This is based on a comment I made here.
The Arab world remains caught between mosque and military as their only sources of organised political power, since their sustained economic failure means there is a lack of the social bases that led to the liberal democracies of the West. They have huge youth bulges, have mostly been going backward economically, are technologically parasitic on the West, with poor levels of literacy. A combination of factors James Lacey makes much of in what he calls the impending collapse of Arab civilisation.
This combination of factors, as we have been seeing, creates revolutionary pressures. But having revolutionary results then lead to the slow, grinding work of turning their economies and societies around is another matter. Within the Arab world, the traditional monarchies (I do not regard the al-Saud theocracy as a traditional monarchy) have mostly done better as societies — and the Gulf monarchies are broadly economically successful, but they are not where the numbers are. These revolutionary outbreaks may break various regime-logjams but those regimes are a long way from being the fundamental problem: they are as much effect as cause.
As for how the revolutionary surge will reach, the Middle Eastern regimes with the combination of self-belief and brutality — Qaddafi’s totalitarian state, Alawite-dominated Syria, the Iranian mullahocracy — can likely ride things out. They have what ibn Khaldun would call asabiyya, common feeling or social solidarity.
Who has that in Egypt? The Muslim Brotherhood and the military. Neither has remotely any solutions for Egypt’s problems, just different techniques for ruling and perpetuating them.
ADDENDA This post has been cleaned up slightly to improve clarity (but not change the argument). This piece on how Arab democracy leads to Islamist outcomes is another way of looking at the same point: the lack of alternative organised sources of political power other than mosque or military. The author's depiction of how things are going in Tunisia -- as the author points out the most educated, non-oil prosperous and secular of the Arab countries -- just emphasizes the point.

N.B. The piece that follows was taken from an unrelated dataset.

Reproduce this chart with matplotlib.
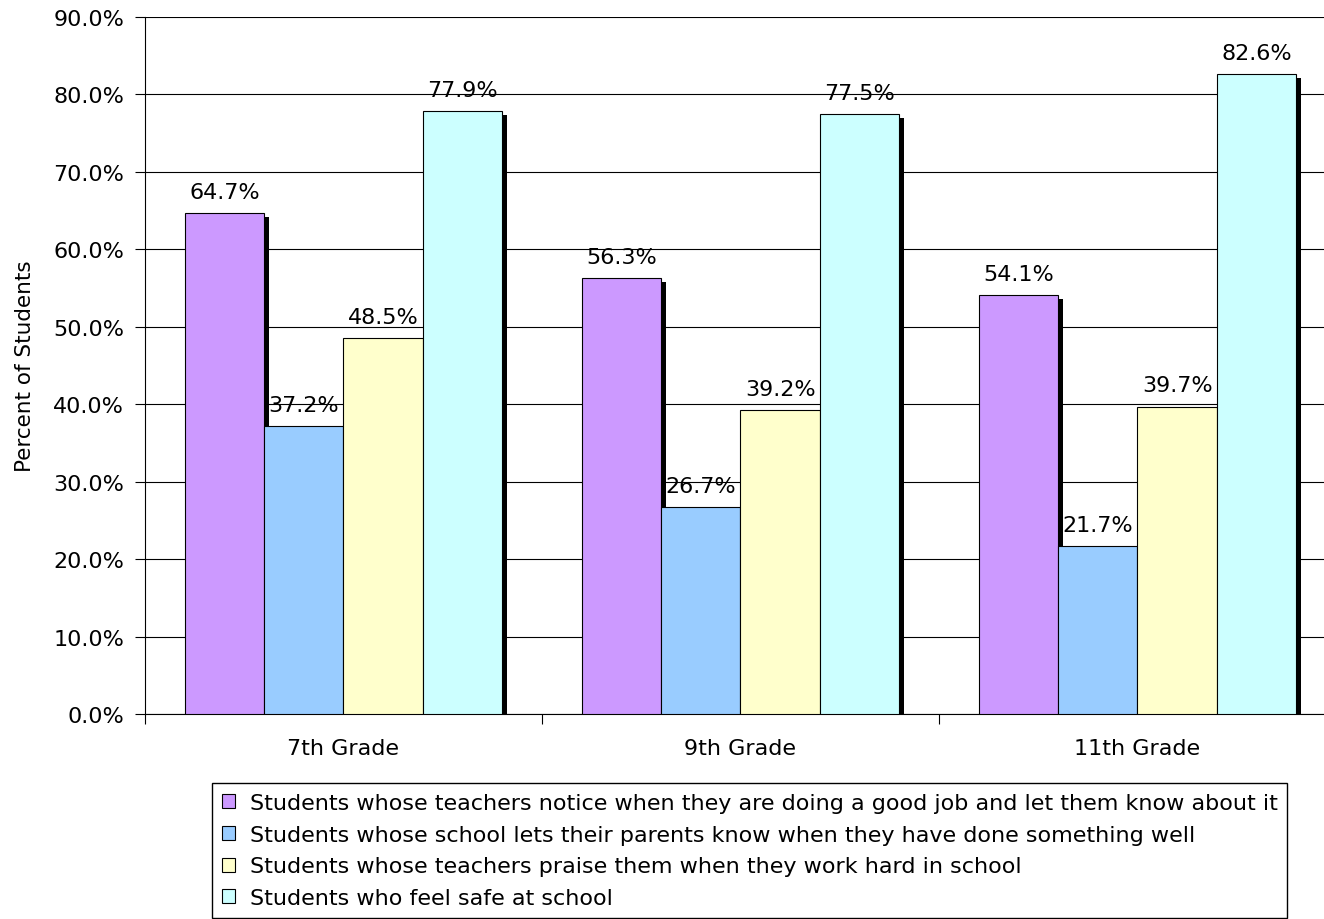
import numpy as np
import matplotlib.pyplot as plt
from matplotlib.ticker import FuncFormatter, FixedLocator

plt.rcParams['font.family'] = ['DejaVu Sans']

grades = ['7th Grade', '9th Grade', '11th Grade']
series_names = [
    'Students whose teachers notice when they are doing a good job and let them know about it',
    'Students whose school lets their parents know when they have done something well',
    'Students whose teachers praise them when they work hard in school',
    'Students who feel safe at school',
]
notice = [64.7, 56.3, 54.1]
parents = [37.2, 26.7, 21.7]
praise = [48.5, 39.2, 39.7]
safe = [77.9, 77.5, 82.6]
colors = ['#cc99ff', '#99ccff', '#ffffcc', '#ccffff']

values = [notice, parents, praise, safe]

fig = plt.figure(figsize=(13.24, 9.2), dpi=100)
ax = fig.add_axes([0.1095, 0.2228, 0.8995, 0.7576])

x = np.arange(len(grades))
w = 0.2
# shadows first so every bar sits on top of them
for i, vals in enumerate(values):
    pos = x + (i - 1.5) * w
    ax.bar(pos + 0.012, np.array(vals) - 0.5, w, bottom=0, color='black', zorder=2)
for i, vals in enumerate(values):
    pos = x + (i - 1.5) * w
    bars = ax.bar(pos, vals, w, color=colors[i], edgecolor='black', linewidth=0.8,
                  label=series_names[i], zorder=3)
    for b, v in zip(bars, vals):
        ax.annotate('%.1f%%' % v, (b.get_x() + b.get_width() / 2, v),
                    xytext=(0, 8), textcoords='offset points',
                    ha='center', va='bottom', fontsize=16, zorder=4)

ax.set_xlim(-0.5, 2.5)
ax.set_ylim(0, 90)
ax.set_yticks(np.arange(0, 91, 10))
ax.yaxis.set_major_formatter(FuncFormatter(lambda v, p: '%.1f%%' % v))
ax.yaxis.grid(True, color='black', linewidth=0.8, zorder=0)
ax.set_axisbelow(True)
ax.tick_params(axis='y', labelsize=16, length=7, width=0.8, pad=8)
ax.set_ylabel('Percent of Students', fontsize=15.5, labelpad=13)

ax.set_xticks(x)
ax.set_xticklabels(grades)
ax.xaxis.set_minor_locator(FixedLocator([-0.5, 0.5, 1.5, 2.5]))
ax.tick_params(axis='x', which='major', length=0, labelsize=16, pad=17)
ax.tick_params(axis='x', which='minor', length=7, width=0.8)

for s in ['top', 'right']:
    ax.spines[s].set_visible(False)
ax.spines['left'].set_linewidth(0.8)
ax.spines['bottom'].set_linewidth(0.8)

fig.legend(loc='upper left', bbox_to_anchor=(0.160, 0.148), fontsize=16,
           frameon=True, fancybox=False, edgecolor='black', framealpha=1,
           handlelength=0.6, handleheight=0.6, handletextpad=0.65,
           labelspacing=0.53, borderpad=0.45, borderaxespad=0)

fig.savefig('out.png', dpi=100)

We tend to exaggerate our own effect on Arab cultures, but one way in which we do tend to make things worse is when we capitulate to Muslim fundamentalism. This is because this hands the Arab societies the only successes they ever achieve, and given their overall failure, this strongly inspires them to repeat the attempts at intimidation. This increases the prestige of the mosque if we were intimidated by street protests, of the military if we were intimidatd by military threats. In either case it is very, very bad: both for ourselves and for the future of that Arab polity. This path often ends in the devastation of the Arab state in a war that they start in the process of the next attempt at intimidation.